Garth Wardel from Whistler Resort Cabs said he enjoyed the system because it allowed the dispatcher to watch where every cab is on a computer screen.

"We use GPS in phones to position each cab on the map," said Wardel.

"So you can see when your cab is on standby, or if it has been stationary for a long time. It certainly means that the driver won’t be going off on joy rides either, but that doesn’t really happen anyway."

Wardel said it had been quite simple installing the system into the company’s 15 taxis.

"It’s been a lot easier because there’s no legacy systems you have to eradicate or have to convince people to change because everything’s new."

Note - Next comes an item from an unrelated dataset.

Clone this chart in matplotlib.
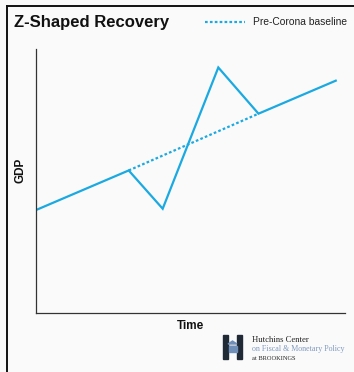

A key merger prior to 2010

In other transportation news, there has been a merger between two of Whistler’s biggest luxury transportation companies, Glacier Coach Lines and Whistler Limousine.

The new owner of both transportation groups, Joel Wilson, said it had been a great summer for both companies.

"Conferences for this summer have been just incredible – we’ve got them back now – but over the past few years we’ve been really hit hard with everything," said Wilson.

"The war, SARS, the dollar, fires, floods – we’ve lost so many conferences over the last couple of years, but this summer they were all coming back… it’s right back to like four years ago."

Wilson said he made the decision to pursue Glacier Coach Lines because the company was so similar to Whistler Limousines and it also gave him an opportunity to buy bigger vehicles.

"It worked out well because the synergy between Whistler Limousine and Glacier Coach Lines was just perfect, we have the clientele, but we needed some larger vehicles.

"In the limousine business there’s so much competition and so many people running illegally. It’s so hard when you try and do things legal and somebody comes in with a Suburban and just goes and runs illegally, they start taking your clients just because they’re cheaper."

Wilson said his goal was to create the largest Whistler-based luxury transport group prior to the 2010 Olympics.

"Overall we needed transport from a sedan to a 57-seat passenger coach and everything in between, which is where Glacier Coach Lines comes in.

"Especially for the Olympics and everything else, so many people are trying to get in, but you have to be in the industry to understand it’s a hard industry to be in."